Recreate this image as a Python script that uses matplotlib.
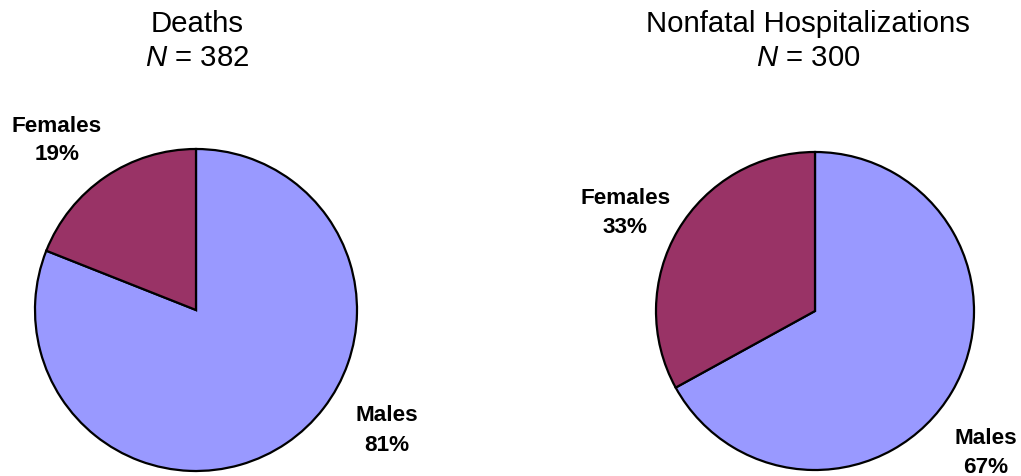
import matplotlib
matplotlib.use("Agg")
import matplotlib.pyplot as plt

plt.rcParams['font.family'] = ['Liberation Sans', 'DejaVu Sans']
plt.rcParams['mathtext.fontset'] = 'custom'
plt.rcParams['mathtext.it'] = 'Liberation Sans:italic'
plt.rcParams['mathtext.rm'] = 'Liberation Sans'

categories = ["Males", "Females"]
deaths_pct = [81, 19]
hosp_pct = [67, 33]
titles = ["Deaths", "Nonfatal Hospitalizations"]
totals = [382, 300]
colors = ["#9999FF", "#993366"]

W, H = 1021, 477
fig = plt.figure(figsize=(W / 100, H / 100), dpi=100)


def add_pie(cx, cy, r, values, title, n, label_pos):
    ax = fig.add_axes([(cx - r) / W, (H - cy - r) / H, 2 * r / W, 2 * r / H])
    ax.pie(values, colors=colors, startangle=90, counterclock=False,
           radius=1, wedgeprops=dict(edgecolor="black", linewidth=1.6))
    ax.set_xlim(-1, 1)
    ax.set_ylim(-1, 1)
    ax.set_aspect('auto')
    ax.axis('off')

    def to_data(px, py):
        return (px - cx) / r, (cy - py) / r

    # titles
    tx = label_pos["title_x"]
    x, y = to_data(tx, 32)
    ax.text(x, y, title, ha='center', va='baseline', fontsize=21.2, clip_on=False)
    x, y = to_data(tx, 66)
    ax.text(x, y, r"$\mathit{N}$ = %d" % n, ha='center', va='baseline',
            fontsize=21.2, clip_on=False)

    for cat, val in zip(categories, values):
        px, py1, py2 = label_pos[cat]
        x, y = to_data(px, py1)
        ax.text(x, y, cat, ha='center', va='baseline', fontsize=16.2,
                fontweight='bold', clip_on=False)
        x, y = to_data(px, py2)
        ax.text(x, y, f"{val}%", ha='center', va='baseline', fontsize=16.2,
                fontweight='bold', clip_on=False)


add_pie(196, 311, 161, deaths_pct, titles[0], totals[0],
        {"title_x": 197.5, "Females": (57, 132, 160), "Males": (387, 421, 451)})
add_pie(815, 312, 159, hosp_pct, titles[1], totals[1],
        {"title_x": 808, "Females": (625.5, 204, 233), "Males": (986, 444, 473)})

fig.savefig("out.png", dpi=100)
******
EXERCISE OBJECTIVE: Without the pictures, transcribe the listing above exactly.

FINAL ANSWER:
Recreate this image as a Python script that uses matplotlib.
import matplotlib
matplotlib.use("Agg")
import matplotlib.pyplot as plt

plt.rcParams['font.family'] = ['Liberation Sans', 'DejaVu Sans']
plt.rcParams['mathtext.fontset'] = 'custom'
plt.rcParams['mathtext.it'] = 'Liberation Sans:italic'
plt.rcParams['mathtext.rm'] = 'Liberation Sans'

categories = ["Males", "Females"]
deaths_pct = [81, 19]
hosp_pct = [67, 33]
titles = ["Deaths", "Nonfatal Hospitalizations"]
totals = [382, 300]
colors = ["#9999FF", "#993366"]

W, H = 1021, 477
fig = plt.figure(figsize=(W / 100, H / 100), dpi=100)


def add_pie(cx, cy, r, values, title, n, label_pos):
    ax = fig.add_axes([(cx - r) / W, (H - cy - r) / H, 2 * r / W, 2 * r / H])
    ax.pie(values, colors=colors, startangle=90, counterclock=False,
           radius=1, wedgeprops=dict(edgecolor="black", linewidth=1.6))
    ax.set_xlim(-1, 1)
    ax.set_ylim(-1, 1)
    ax.set_aspect('auto')
    ax.axis('off')

    def to_data(px, py):
        return (px - cx) / r, (cy - py) / r

    # titles
    tx = label_pos["title_x"]
    x, y = to_data(tx, 32)
    ax.text(x, y, title, ha='center', va='baseline', fontsize=21.2, clip_on=False)
    x, y = to_data(tx, 66)
    ax.text(x, y, r"$\mathit{N}$ = %d" % n, ha='center', va='baseline',
            fontsize=21.2, clip_on=False)

    for cat, val in zip(categories, values):
        px, py1, py2 = label_pos[cat]
        x, y = to_data(px, py1)
        ax.text(x, y, cat, ha='center', va='baseline', fontsize=16.2,
                fontweight='bold', clip_on=False)
        x, y = to_data(px, py2)
        ax.text(x, y, f"{val}%", ha='center', va='baseline', fontsize=16.2,
                fontweight='bold', clip_on=False)


add_pie(196, 311, 161, deaths_pct, titles[0], totals[0],
        {"title_x": 197.5, "Females": (57, 132, 160), "Males": (387, 421, 451)})
add_pie(815, 312, 159, hosp_pct, titles[1], totals[1],
        {"title_x": 808, "Females": (625.5, 204, 233), "Males": (986, 444, 473)})

fig.savefig("out.png", dpi=100)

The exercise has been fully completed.